Mode Annotations

The mode annotations are useful to tell whether an argument is input or output or both. They also describe formally the instantiation pattern to the call that makes the call to the built-ins determinate.

The mode annotations in the above example are + and -. Following is a complete description of the mode annotations you will find in the reference pages:


+
Input argument. This argument will be inspected by the predicate, and affects the behavior of the predicate, but will not be further instantiated by the predicate. An exception is raised if the argument isn't of the expected type. Note that the type class of an input arguments might include var.
-
Determinate output argument. This argument is unified with the output value of the predicate. An output argument is only tested to be of the same type as the possible output value, if the type is simple (see mpg-ref-aty-sim), and such testing is helpful to the user. Given the input arguments, the value of a determinate output argument is uniquely defined.
*
Nondeterminate output argument. This argument is unified with the output value of the predicate. An output argument is only tested to be of the same type as the possible output value, if the type is simple (see mpg-ref-aty-sim), and such testing is helpful to the user. The predicate might be resatisfiable, and might through backtracking generate more than one output value for this argument.
+-
An input argument that determinately might be further instantiated by the predicate. Since it is an input argument, an exception will be raised if it isn't in the expected domain.
+*
An input argument that might be further instantiated by the predicate. The predicate might be resatisfiable, and might through backtracking generate more than one instantiation pattern for this argument. Since it is an input argument, an exception will be raised if it isn't in the expected domain.

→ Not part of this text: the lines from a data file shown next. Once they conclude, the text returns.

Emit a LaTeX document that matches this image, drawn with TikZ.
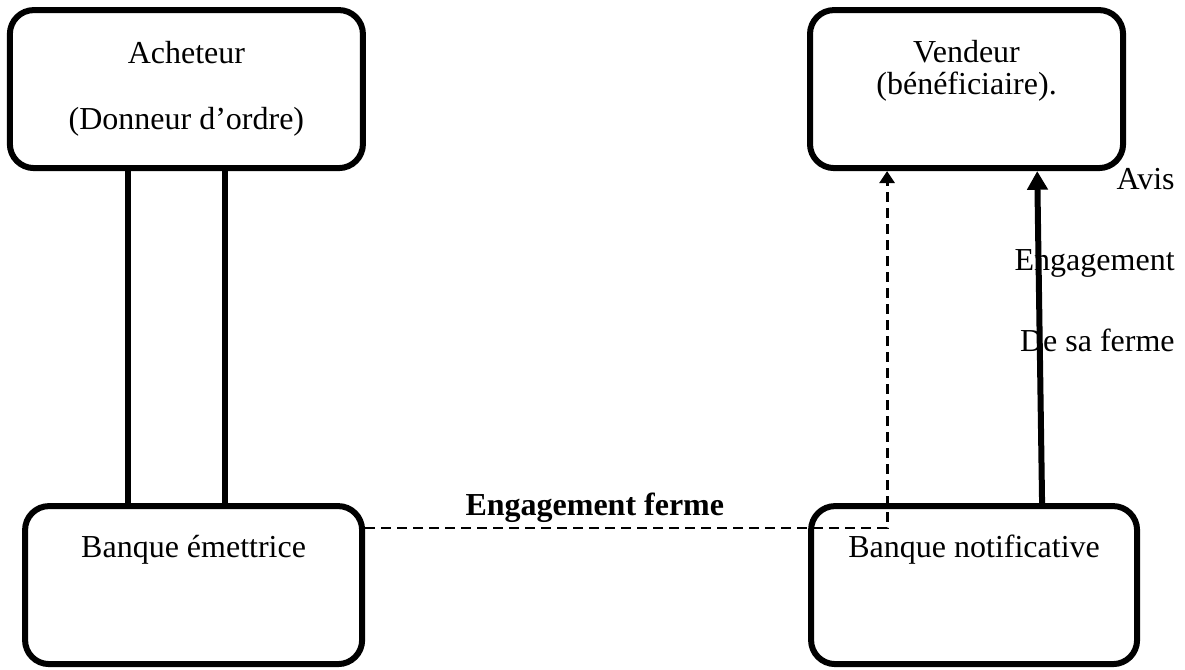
\documentclass[tikz,border=0pt]{standalone}
\usepackage{fontspec}
\setmainfont{Liberation Serif}
\usetikzlibrary{arrows.meta, positioning, calc}

\begin{document}
\begin{tikzpicture}[
        % Styles des blocs et des liaisons
        bloc/.style={
            rectangle,
            draw,
            line width=2.25pt,
            rounded corners=9pt,
            minimum height=59.25pt,
            align=center,
            font=\fontsize{12pt}{13.8pt}\selectfont
        },
        lien/.style={
            line width=2.25pt
        },
        fleche/.style={
            -{Triangle[length=7pt, width=7.5pt]},
            line width=2.25pt
        },
        pointille/.style={
            -{Triangle[length=4.5pt, width=5.6pt]},
            line width=1.1pt,
            dash pattern=on 3.75pt off 2.25pt
        },
        etiquette/.style={
            inner sep=0pt,
            font=\fontsize{12pt}{13.8pt}\selectfont
        },
        titre/.style={
            inner sep=0pt,
            font=\fontsize{12pt}{13.8pt}\selectfont\bfseries
        }
    ]

    \useasboundingbox (0,0) rectangle (444.375pt,-250.875pt);

    % --- 1. LES BLOCS ---

    % Acheteur (en haut a gauche)
    \node[bloc, minimum width=132.4pt] (acheteur) at (69.9pt,-33.4pt) {Acheteur\\[11pt](Donneur d’ordre)};

    % Vendeur (en haut a droite)
    \node[bloc, minimum width=117.4pt, text depth=16.5pt, right=165.4pt of acheteur] (vendeur) {Vendeur\\[-1.8pt](bénéficiaire).};

    % Les deux banques (en bas)
    \node[bloc, minimum width=126.4pt, text height=9pt, text depth=30pt, below=124.5pt of acheteur, xshift=2.7pt] (emettrice) {Banque émettrice};
    \node[bloc, minimum width=122.25pt, text height=9pt, text depth=30pt, right=166.1pt of emettrice] (notificative) {Banque notificative};

    % --- 2. LES LIAISONS ---

    % Acheteur -- Banque emettrice (double trait)
    \draw[lien] ([xshift=-21.9pt]acheteur.south) -- ([xshift=-21.9pt]acheteur.south |- emettrice.north);
    \draw[lien] ([xshift=14.5pt]acheteur.south) -- ([xshift=14.5pt]acheteur.south |- emettrice.north);

    % Banque emettrice -> Vendeur (pointille)
    \draw[pointille] ([yshift=21.4pt]emettrice.east) -| node[titre, pos=0.22, above=1.6pt] (engagement) {Engagement ferme} ([xshift=-29.8pt]vendeur.south);

    % Banque notificative -> Vendeur
    \draw[fleche] ([xshift=25.5pt]notificative.north) -- ([xshift=26.5pt]vendeur.south);

    % Texte a droite de la fleche
    \node[etiquette, align=right, anchor=north east] (avis) at ([xshift=18.4pt, yshift=1.4pt]vendeur.south east) {Avis\\[16.6pt]Engagement\\[16.6pt]De sa ferme};

\end{tikzpicture}
\end{document}
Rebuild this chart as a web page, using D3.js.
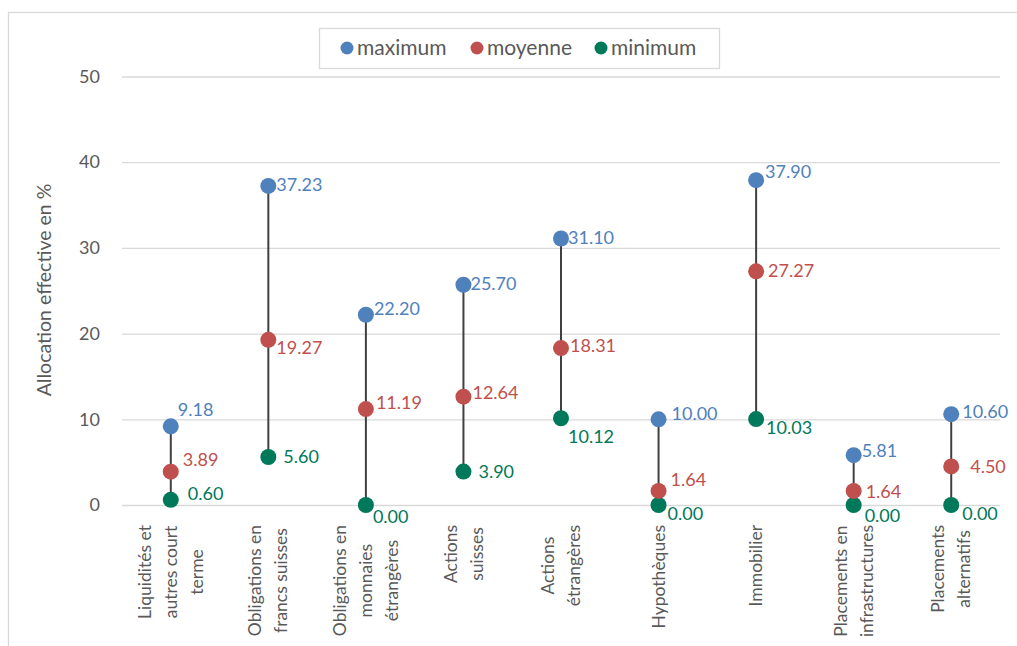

If the synopsis of a predicate has more than one mode declaration, the first (the topmost) that satisfies both modes and types (of a goal instance), is the one to be applied (to that goal instance).

All built-in predicates of arity zero are determinate (with the exception of repeat/0).

For input arguments, an exception will be raised if the argument isn't of the specified type.

For output arguments, an exception might be raised if the argument is nonvar, and not of the specified type. The generated value of the argument will be of the specified type.